Review: Clybourne Park at Denver's Curious Theatre

Clybourne Park is the first play in Curious' Season 14.
I saw the Thursday night performance last week. I'd like to share the experience, as perceived from Row A, Seat 15 (a highly desirable location, by the way).
It almost seems as if this play is so huge, it can't be devoured in one bite. Clybourne Park has something for everyone. It looks at issues surrounding diversity, conformity, acceptability, and segregation, and somehow manages to speak with 50 years of philosophical meaning. Clybourne Park, the story, written as having taken place in a Chicago suburb, gives the viewer the idea that if this city could speak and form an opinion on culture, admissibility, and policy, this story performed by these actors would be the argument it would embrace. It's as if the city (and this could be attributed to any city in America) is the fly on the wall of discretion; hearing and feeling every comment from the point of desire, claiming retribution for the injustices aimed at every regret bestowed upon every heart, and then asking for deferential apology. The stage isn't big enough to house all these opinions with the passionate resolve it takes to deliver such a composition of personalities with such a commitment to disparity, yet these actors do it.

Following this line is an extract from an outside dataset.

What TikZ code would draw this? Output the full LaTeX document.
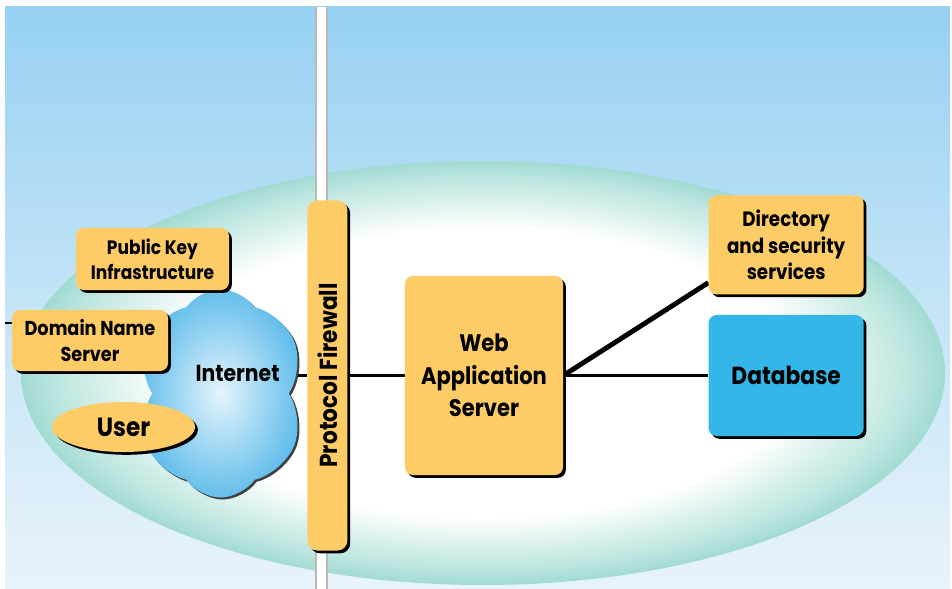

I found myself going numb with comprehension. Abundantly overwhelmed with angst. The actors manage somehow to re-invent themselves from one act to the next, allowing the audience to exasperate with relief. We've moved on, time has passed, wounds have gone unhealed, yet our lives, our beliefs and our
strengths, albeit with the constraints dictated by these four walls, have adapted. I focused on one element for composure... an umbrella, which in the first act represented care, faith, the physical barrier against a potential turn for the worse, and with the passing of time, had changed ownership. The umbrella which at first appeared to be propriety (we won't show up giving the appearance of discourse), had become unnecessary, except to say that we have it should need be.
This play is a must-see, but you don't have much time if you're in Denver. It's at Curious Theatre now, but ends October 15.